▶ _STORED DATA_
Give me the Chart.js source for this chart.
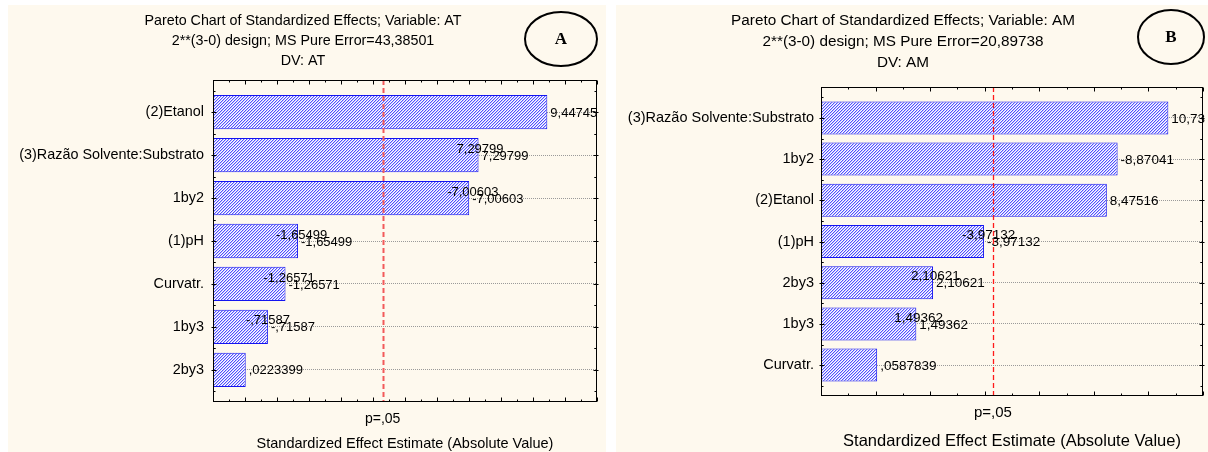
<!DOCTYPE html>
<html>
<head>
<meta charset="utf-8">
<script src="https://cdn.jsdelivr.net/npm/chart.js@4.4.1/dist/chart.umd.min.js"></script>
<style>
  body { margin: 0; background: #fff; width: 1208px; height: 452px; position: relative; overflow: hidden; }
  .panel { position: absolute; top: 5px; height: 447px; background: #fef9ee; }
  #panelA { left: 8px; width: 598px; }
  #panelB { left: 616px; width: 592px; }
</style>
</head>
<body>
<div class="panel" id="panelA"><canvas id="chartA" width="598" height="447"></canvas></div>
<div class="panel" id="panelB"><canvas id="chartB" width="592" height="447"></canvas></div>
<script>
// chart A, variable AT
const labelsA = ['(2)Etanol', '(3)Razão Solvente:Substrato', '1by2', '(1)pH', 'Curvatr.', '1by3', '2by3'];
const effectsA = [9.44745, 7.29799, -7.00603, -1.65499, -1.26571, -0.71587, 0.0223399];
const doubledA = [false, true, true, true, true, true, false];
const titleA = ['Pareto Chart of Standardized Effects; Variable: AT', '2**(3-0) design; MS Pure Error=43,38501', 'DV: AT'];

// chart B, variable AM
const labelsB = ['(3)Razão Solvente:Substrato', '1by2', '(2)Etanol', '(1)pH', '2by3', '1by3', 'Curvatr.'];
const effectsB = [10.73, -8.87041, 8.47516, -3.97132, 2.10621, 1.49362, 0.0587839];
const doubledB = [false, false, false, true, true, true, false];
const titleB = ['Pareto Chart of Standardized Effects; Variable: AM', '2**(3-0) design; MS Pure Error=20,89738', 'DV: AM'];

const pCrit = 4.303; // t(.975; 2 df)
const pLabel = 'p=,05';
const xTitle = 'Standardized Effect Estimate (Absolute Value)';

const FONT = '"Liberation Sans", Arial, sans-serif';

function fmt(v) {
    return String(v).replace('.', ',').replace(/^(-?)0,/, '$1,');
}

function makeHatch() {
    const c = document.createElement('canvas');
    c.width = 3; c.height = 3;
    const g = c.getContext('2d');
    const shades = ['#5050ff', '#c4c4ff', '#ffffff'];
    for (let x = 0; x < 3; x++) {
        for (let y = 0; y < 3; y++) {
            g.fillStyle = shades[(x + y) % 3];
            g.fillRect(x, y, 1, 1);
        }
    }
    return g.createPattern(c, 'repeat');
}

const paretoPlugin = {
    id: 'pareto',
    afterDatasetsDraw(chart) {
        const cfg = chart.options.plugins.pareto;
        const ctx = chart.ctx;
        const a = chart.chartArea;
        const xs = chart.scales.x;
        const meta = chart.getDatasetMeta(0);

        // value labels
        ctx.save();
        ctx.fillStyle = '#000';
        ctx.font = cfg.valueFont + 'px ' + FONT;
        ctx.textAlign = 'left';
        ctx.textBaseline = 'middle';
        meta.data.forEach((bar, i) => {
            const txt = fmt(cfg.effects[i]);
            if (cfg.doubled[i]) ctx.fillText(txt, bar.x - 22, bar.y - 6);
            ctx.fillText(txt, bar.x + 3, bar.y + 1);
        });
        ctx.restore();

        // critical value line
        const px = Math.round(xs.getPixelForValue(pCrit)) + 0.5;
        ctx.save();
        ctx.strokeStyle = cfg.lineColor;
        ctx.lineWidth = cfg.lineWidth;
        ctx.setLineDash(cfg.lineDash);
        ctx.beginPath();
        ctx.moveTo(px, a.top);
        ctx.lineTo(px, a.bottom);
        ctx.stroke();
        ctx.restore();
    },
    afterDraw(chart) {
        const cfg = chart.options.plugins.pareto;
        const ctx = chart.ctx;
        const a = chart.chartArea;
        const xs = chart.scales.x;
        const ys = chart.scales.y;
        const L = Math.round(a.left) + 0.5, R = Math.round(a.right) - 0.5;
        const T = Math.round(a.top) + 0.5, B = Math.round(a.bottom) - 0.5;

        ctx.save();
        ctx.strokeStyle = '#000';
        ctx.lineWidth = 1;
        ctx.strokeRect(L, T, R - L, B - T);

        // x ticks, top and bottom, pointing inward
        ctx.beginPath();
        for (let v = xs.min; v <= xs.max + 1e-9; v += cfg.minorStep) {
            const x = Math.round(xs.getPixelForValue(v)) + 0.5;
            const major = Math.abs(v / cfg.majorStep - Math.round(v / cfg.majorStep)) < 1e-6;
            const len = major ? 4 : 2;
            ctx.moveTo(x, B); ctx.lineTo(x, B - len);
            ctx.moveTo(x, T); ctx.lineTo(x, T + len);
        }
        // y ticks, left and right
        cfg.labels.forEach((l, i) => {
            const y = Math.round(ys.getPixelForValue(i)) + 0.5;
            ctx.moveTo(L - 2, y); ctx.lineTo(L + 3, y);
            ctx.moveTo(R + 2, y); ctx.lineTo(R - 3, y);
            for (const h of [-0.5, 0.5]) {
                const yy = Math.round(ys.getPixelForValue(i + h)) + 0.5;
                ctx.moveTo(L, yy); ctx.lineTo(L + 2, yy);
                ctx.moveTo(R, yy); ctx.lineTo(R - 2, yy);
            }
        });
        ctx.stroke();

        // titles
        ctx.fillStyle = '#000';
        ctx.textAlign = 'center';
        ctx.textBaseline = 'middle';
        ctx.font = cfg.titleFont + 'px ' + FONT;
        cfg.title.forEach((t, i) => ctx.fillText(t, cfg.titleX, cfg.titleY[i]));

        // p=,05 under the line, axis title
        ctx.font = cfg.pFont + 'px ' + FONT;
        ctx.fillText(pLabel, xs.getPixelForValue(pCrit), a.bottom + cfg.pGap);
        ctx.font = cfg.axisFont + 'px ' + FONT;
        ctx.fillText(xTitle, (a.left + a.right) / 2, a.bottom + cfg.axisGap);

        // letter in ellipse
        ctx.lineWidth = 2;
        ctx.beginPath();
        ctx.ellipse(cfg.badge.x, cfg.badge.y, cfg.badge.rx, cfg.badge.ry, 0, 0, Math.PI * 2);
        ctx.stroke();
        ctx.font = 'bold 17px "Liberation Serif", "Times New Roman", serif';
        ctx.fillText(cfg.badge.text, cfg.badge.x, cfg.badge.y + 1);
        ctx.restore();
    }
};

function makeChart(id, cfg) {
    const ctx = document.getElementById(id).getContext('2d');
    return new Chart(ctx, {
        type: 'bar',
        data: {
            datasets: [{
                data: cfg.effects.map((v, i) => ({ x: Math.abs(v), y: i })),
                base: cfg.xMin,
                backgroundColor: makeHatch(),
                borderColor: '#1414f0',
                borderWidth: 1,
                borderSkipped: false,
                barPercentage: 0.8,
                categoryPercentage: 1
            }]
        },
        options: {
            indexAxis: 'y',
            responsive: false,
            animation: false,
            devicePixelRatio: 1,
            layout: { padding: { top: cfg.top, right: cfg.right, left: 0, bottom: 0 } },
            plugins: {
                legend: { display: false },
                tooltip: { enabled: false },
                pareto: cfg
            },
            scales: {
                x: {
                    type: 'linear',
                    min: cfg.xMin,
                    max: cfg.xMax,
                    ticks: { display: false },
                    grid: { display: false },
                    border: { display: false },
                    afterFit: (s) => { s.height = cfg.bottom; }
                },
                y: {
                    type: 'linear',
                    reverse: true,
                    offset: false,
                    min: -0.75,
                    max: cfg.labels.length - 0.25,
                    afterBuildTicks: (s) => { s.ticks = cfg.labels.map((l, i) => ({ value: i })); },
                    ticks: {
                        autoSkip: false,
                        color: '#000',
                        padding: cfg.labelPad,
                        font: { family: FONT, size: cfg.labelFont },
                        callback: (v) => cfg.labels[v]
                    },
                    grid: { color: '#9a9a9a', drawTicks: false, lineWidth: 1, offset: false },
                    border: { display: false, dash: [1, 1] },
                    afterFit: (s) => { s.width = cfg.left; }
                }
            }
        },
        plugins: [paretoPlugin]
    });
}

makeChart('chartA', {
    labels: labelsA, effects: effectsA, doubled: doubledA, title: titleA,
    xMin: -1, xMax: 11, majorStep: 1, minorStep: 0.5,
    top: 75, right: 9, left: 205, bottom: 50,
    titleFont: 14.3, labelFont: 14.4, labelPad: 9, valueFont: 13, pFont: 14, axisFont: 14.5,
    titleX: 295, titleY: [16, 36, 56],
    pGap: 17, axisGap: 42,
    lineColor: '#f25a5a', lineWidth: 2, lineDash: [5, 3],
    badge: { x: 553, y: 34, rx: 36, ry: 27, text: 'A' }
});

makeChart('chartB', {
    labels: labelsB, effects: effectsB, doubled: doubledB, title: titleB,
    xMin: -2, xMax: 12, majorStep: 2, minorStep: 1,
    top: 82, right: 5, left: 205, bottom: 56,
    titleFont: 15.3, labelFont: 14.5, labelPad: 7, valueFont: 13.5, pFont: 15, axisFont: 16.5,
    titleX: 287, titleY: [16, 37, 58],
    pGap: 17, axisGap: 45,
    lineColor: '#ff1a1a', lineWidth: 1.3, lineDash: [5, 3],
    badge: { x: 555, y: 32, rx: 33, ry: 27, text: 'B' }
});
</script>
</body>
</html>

▶ _REQUIREMENT_
Skip the pictures, please, and transcribe only the lines from the beginning of the material through the one that contains "const titleA = ['Pareto".

▶ _SOLUTION TO THE EXERCISE_
Give me the Chart.js source for this chart.
<!DOCTYPE html>
<html>
<head>
<meta charset="utf-8">
<script src="https://cdn.jsdelivr.net/npm/chart.js@4.4.1/dist/chart.umd.min.js"></script>
<style>
  body { margin: 0; background: #fff; width: 1208px; height: 452px; position: relative; overflow: hidden; }
  .panel { position: absolute; top: 5px; height: 447px; background: #fef9ee; }
  #panelA { left: 8px; width: 598px; }
  #panelB { left: 616px; width: 592px; }
</style>
</head>
<body>
<div class="panel" id="panelA"><canvas id="chartA" width="598" height="447"></canvas></div>
<div class="panel" id="panelB"><canvas id="chartB" width="592" height="447"></canvas></div>
<script>
// chart A, variable AT
const labelsA = ['(2)Etanol', '(3)Razão Solvente:Substrato', '1by2', '(1)pH', 'Curvatr.', '1by3', '2by3'];
const effectsA = [9.44745, 7.29799, -7.00603, -1.65499, -1.26571, -0.71587, 0.0223399];
const doubledA = [false, true, true, true, true, true, false];
const titleA = ['Pareto Chart of Standardized Effects; Variable: AT', '2**(3-0) design; MS Pure Error=43,38501', 'DV: AT'];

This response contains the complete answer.